8:50 Opening Comments
9:00 Detection Challenge Track Tsung-Yi Lin (Cornell Tech, Google Research) Talk
9:10 Detection/Segmentation/Places Competitor Team Megvii (Face++) Talk
9:30 Detection/Segmentation Competitor Team UCenter (CUHK & Peking University) Talk
9:50 Detection/Segmentation Competitor Team MSRA Talk
10:00 Detection/Segmentation Competitor Team FAIR Talk
10:10 Morning Break: Coffee + Posters
10:40 Keypoints Challenge Track Matteo Ronchi (Caltech) Talk
10:50 Keypoints Competitor Team Megvii (Face++) Talk
11:05 Keypoints Competitor Team OKS (Beihang University & SenseTime) Talk
11:20 Stuff Challenge Track Holger Caesar (University of Edinburgh) Talk
11:30 Stuff Competitor Team FAIR Talk
11:45 Stuff Competitor Team Oxford Active Vision Lab ——
12:00 Invited Talk Vladlen Koltun (Intel Labs) Talk
12:30 Lunch
14:00 Invited Talk Genevieve Patterson (MSR NE) Talk
14:15 Invited Talk Alexander Kirillov (University of Heidelberg & FAIR) Talk
14:30 Places Challenge Track Bolei Zhou (MIT), Hang Zhao (MIT) Talk
14:45 Places Competitor Team G-RMI (Google Research) Talk
15:05 Places Competitor Team WinterIsComing (ByteDance) Talk
15:25 Places Competitor Team CASIA_IVA_JD (Institute of Automation,
Chinese Academy of Sciences, & JD)
15:45 Afternoon Break: Coffee + Posters
16:15 Discussion Panel Genevieve Patterson (MSR NE), Hang Zhao (MIT)

6. Challenge Winners

For details on the winning entries please see the track overview slides and individual talks linked in the schedule.

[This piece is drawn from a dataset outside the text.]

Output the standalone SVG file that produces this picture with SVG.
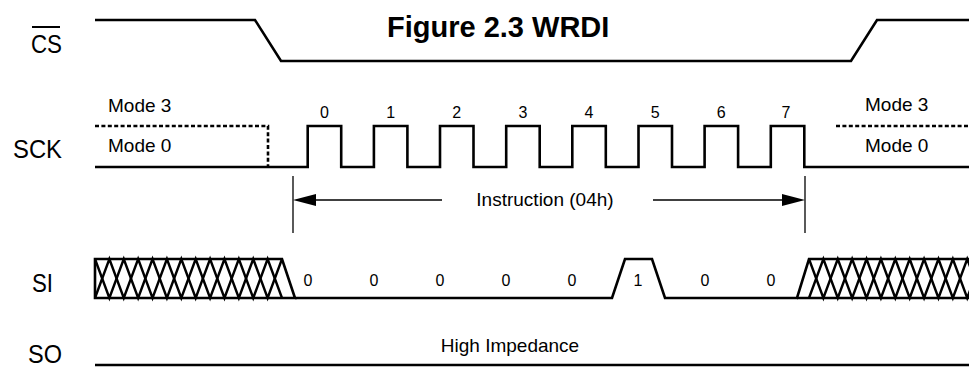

1st place 2nd place 3rd place 4th place
COCO Detection: Bounding Box Megvii UCenter MSRA FAIR
COCO Detection: Segmentation UCenter Megvii FAIR MSRA
COCO Keypoints Megvii Oks Bangbangren
COCO Stuff FAIR G-RMI Oxford
Places Instance Segmentation Megvii G-RMI BlueSky
Places Scene Parsing CASIA_IVA_JD WinterIsComing xdliang

7. Invited Speakers

Vladlen Koltun

Intel Labs

I direct a basic research lab at Intel Labs. We are based in two locations: Santa Clara, California and Munich, Germany. We are hiring interns, postdocs, and staff researchers in both locations. We are broadly interested in visual computing and intelligent systems. Our work is usually published in computer vision, machine learning, and computer graphics conferences.

Genevieve Patterson


Genevieve is a postdoc at MSR New England. She studies crowd-driven Computer Vision systems and deep learning models for medical and cultural problems. Her interests include visual attribute discovery, crowd-powered dataset annotation, fine-grained object recognition, medical network interpretability, multimodal networks, and active learning. Her work has appeared at CVPR, ECCV, NIPS, IJCV, and HCOMP, where her paper introducing a system for crowdsourced fine-grained one-shot object detection was finalist for Best Paper in 2015. She received her PhD from Brown University in 2016 under the direction James Hays (now of Georgia Tech).

Alex Kirillov

University of Heidelberg & FAIR

Alex is a last year PhD student at the University of Heidelberg (Germany) supervised by Carsten Rother. He is currently an intern in Facebook AI Research working with Piotr Dollár, Kaiming He, and Ross Girshick. He has published numerous papers in top-tier Computer Vision and Machine Learning venues such as CVPR, ICCV, and NIPS. Alex also helped organize a CVPR tutorial on diversity in Computer Vision systems in 2016. His main research interests are deep learning models for structured output and diversity modeling for Computer Vision applications. Alex is currently looking for a full-time research position in industry starting from Spring 2018.